研究課題/領域番号 |
07555514
|
研究種目 |
試験研究(B)
|
研究機関 | 東京大学 |
研究代表者 |
柴田 浩司 東京大学, 工学部(試), 助教授 (90011121)
|
研究分担者 |
朝倉 健太郎 東京大学, 工学部(試), 助手 (10111460)
秋末 治 新日本製鐵(株), 技術開発部, フェロー
|
キーワード | 鉄 / スクラップ / リサイクル / 銅 / 高温延性 / 評価法 |
研究概要 |
鉄鋼蓄積量が年々増加し、地球環境保護、資源の有効利用、エネルギーの節約などの観点から、スクラップの有効利用(リサイクル)が世界的課題になっている.本研究では、上記課題達成の最も大きな障害である高温割れに及ぼすトランプエレメント(循環性不純物元素)の影響を、定量的に評価できる方法を確立することを目的とする。
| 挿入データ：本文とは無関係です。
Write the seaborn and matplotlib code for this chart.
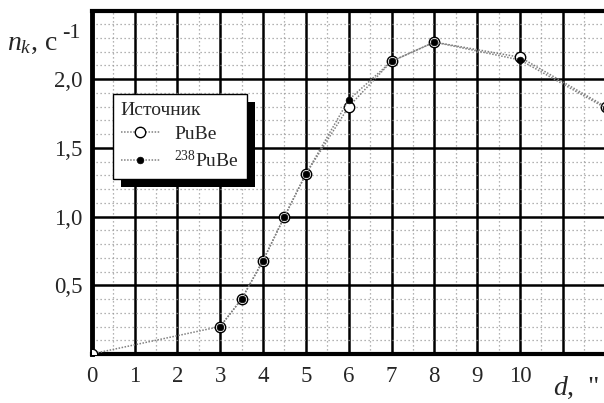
import matplotlib
matplotlib.use("Agg")
import matplotlib.pyplot as plt
from matplotlib.patches import Rectangle
from matplotlib.ticker import MultipleLocator, FixedLocator, FixedFormatter
import seaborn as sns

# Данные
d_pube = [0, 3, 3.5, 4, 4.5, 5, 6, 7, 8, 10, 12]
n_pube = [0, 0.20, 0.40, 0.68, 1.00, 1.31, 1.80, 2.13, 2.27, 2.16, 1.80]

d_238 = [3, 3.5, 4, 4.5, 5, 6, 7, 8, 10, 12]
n_238 = [0.20, 0.40, 0.68, 1.00, 1.31, 1.85, 2.13, 2.27, 2.14, 1.79]

x_ticks = [0, 1, 2, 3, 4, 5, 6, 7, 8, 9, 10, 11]
x_tick_labels = ["0", "1", "2", "3", "4", "5", "6", "7", "8", "9", "10", ""]
y_ticks = [0.0, 0.5, 1.0, 1.5, 2.0, 2.5]
y_tick_labels = ["", "0,5", "1,0", "1,5", "2,0", ""]

legend_title = "Источник"
label_pube = "PuBe"
label_238 = "$^{238}$PuBe"


def setup_style():
    sns.set_style("white")
    plt.rcParams["font.family"] = ["Liberation Serif", "DejaVu Serif"]
    plt.rcParams["mathtext.fontset"] = "custom"
    plt.rcParams["mathtext.rm"] = "Liberation Serif"
    plt.rcParams["mathtext.it"] = "Liberation Serif:italic"


def plot_counts():
    fig = plt.figure(figsize=(6.04, 4.03), dpi=100)
    ax = fig.add_axes([91.7 / 604, 49 / 403, 514 / 604, 343.5 / 403])

    ax.set_xlim(0, 12)
    ax.set_ylim(0, 2.5)

    # сетка
    ax.xaxis.set_major_locator(FixedLocator(x_ticks))
    ax.xaxis.set_major_formatter(FixedFormatter(x_tick_labels))
    ax.xaxis.set_minor_locator(MultipleLocator(0.5))
    ax.yaxis.set_major_locator(FixedLocator(y_ticks))
    ax.yaxis.set_major_formatter(FixedFormatter(y_tick_labels))
    ax.yaxis.set_minor_locator(MultipleLocator(0.1))
    ax.grid(True, which="major", color="black", linewidth=1.8, zorder=0)
    ax.grid(True, which="minor", color="#9a9a9a", linewidth=0.9,
            linestyle=(0, (1, 2.2)), zorder=0)
    ax.set_axisbelow(True)

    ax.tick_params(which="both", direction="out", color="black",
                   length=2.5, width=3, labelsize=16.5, pad=4)
    ax.tick_params(axis="x", which="major", pad=6)

    for side in ["left", "bottom", "top", "right"]:
        ax.spines[side].set_color("black")
    ax.spines["left"].set_linewidth(3.5)
    ax.spines["bottom"].set_linewidth(3)
    ax.spines["top"].set_linewidth(3)
    ax.spines["right"].set_visible(False)

    sns.lineplot(x=d_pube, y=n_pube, ax=ax, sort=False, estimator=None,
                 color="#808080", linewidth=1.1, linestyle=(0, (1, 1)),
                 marker="o", markersize=7.5, markerfacecolor="white",
                 markeredgecolor="black", markeredgewidth=1.0,
                 label=label_pube, zorder=3)
    sns.lineplot(x=d_238, y=n_238, ax=ax, sort=False, estimator=None,
                 color="#808080", linewidth=1.1, linestyle=(0, (1, 1)),
                 marker="o", markersize=4.8, markerfacecolor="black",
                 markeredgecolor="black", markeredgewidth=0.5,
                 label=label_238, zorder=4)

    ax.set_xlabel("")
    ax.set_ylabel("")

    # подписи осей
    fig.text(7 / 604, 1 - 50 / 403, "$n_k$, с", fontsize=20,
             ha="left", va="baseline")
    fig.text(62 / 604, 1 - 38.5 / 403, "-1", fontsize=16,
             ha="left", va="baseline")
    fig.text(553 / 604, 1 - 395 / 403, "$d$,  \"", fontsize=20,
             ha="left", va="baseline")

    leg = ax.legend(title=legend_title, loc="upper left",
                    bbox_to_anchor=(113 / 604, 1 - 94 / 403),
                    bbox_transform=fig.transFigure, borderaxespad=0,
                    fontsize=14, title_fontsize=14, frameon=True,
                    fancybox=False, edgecolor="black", framealpha=1,
                    handlelength=2.0, handletextpad=0.75, labelspacing=0.35,
                    borderpad=0.4, alignment="left")
    leg.get_frame().set_linewidth(1.0)
    leg.set_zorder(6)

    # тень легенды
    fig.canvas.draw()
    bb = leg.get_frame().get_window_extent()
    inv = ax.transAxes.inverted()
    (x0, y0) = inv.transform((bb.x0 + 8, bb.y0 - 8))
    (x1, y1) = inv.transform((bb.x1 + 8, bb.y1 - 8))
    ax.add_patch(Rectangle((x0, y0), x1 - x0, y1 - y0, transform=ax.transAxes,
                           facecolor="black", edgecolor="none", zorder=5.5,
                           clip_on=False))

    fig.savefig("out.png", dpi=100)


if __name__ == "__main__":
    setup_style()
    plot_counts()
具体的には、(1)高温引張試験機の加熱コイル、治具などを改良して、歪み速度、加熱雰囲気などをこれまでより広い範囲変化させた実験を行う、(2)変形をより表面に限定できる曲げ試験を改良して、表面割れ性の評価に利用する方法を検討する、(3)現場の熱間圧延時に生じる表面割れ、表面きずの生じやすさと、高温引張試験で得られる特性値を比較・検討して、熱間圧延時の表面割れ、表面きずの生じやすさを簡単に評価できる方法を見いだすことである.目的達成のため、平成8年度は以下の研究を計画した.(1)供試鋼の溶解:現場において、従来からの定性的な方法により表面割れ性に関するデータが得られている自動車薄鋼板用含Cu鋼と同等組成の鋼を溶解する.(2)加熱炉と治具の改良:既存の常温・低温油圧式引張試験機を高温引張試験機に改良する.現在、電気炉加熱インストロン型引張試験機およびら高周波加熱油圧型引張試験機を用いているが、前者は高速度の試験ができず、後者は加熱の際の均熱部を長く採ることが難しい.(3)高温引張試験による延性(割れ感受性)評価:上で改良した試験機を用いて引張試験を行い、試験温度、歪み速度、雰囲気の影響を明らかにするとともに、現場におけるデータと比較する.(4)高温曲げ試験治具の設計:再現性、精度の優れたものを目指す. その結果、(1)に関しては、溶解を完了し(3)の実験に供した.(2)に関しては、加熱炉と治具の改良を行ない予備実験を行ったが、目的の歪み速度が達成できることは確かめられられたが、電源不足で目的の試験温度を得ることが出来なかった。そのため、目的の歪み速度の実験は、次年度他所の試験機にて行うことにし、本年度は目的の歪み速度より少し遅い歪み速度の試験をインストロン型試験機を用いて行った.(3)に関しては、歪み速度が速い場合でも、高温引張試験を用いた申請者らの評価方法が有効であることを示す、期待された通りの実験データを得ることが出来、その成果を鉄鋼協会春期講演大会にて発表する.(4)に関しては、再現性、精度の優れたものを目指し現在設計途中である.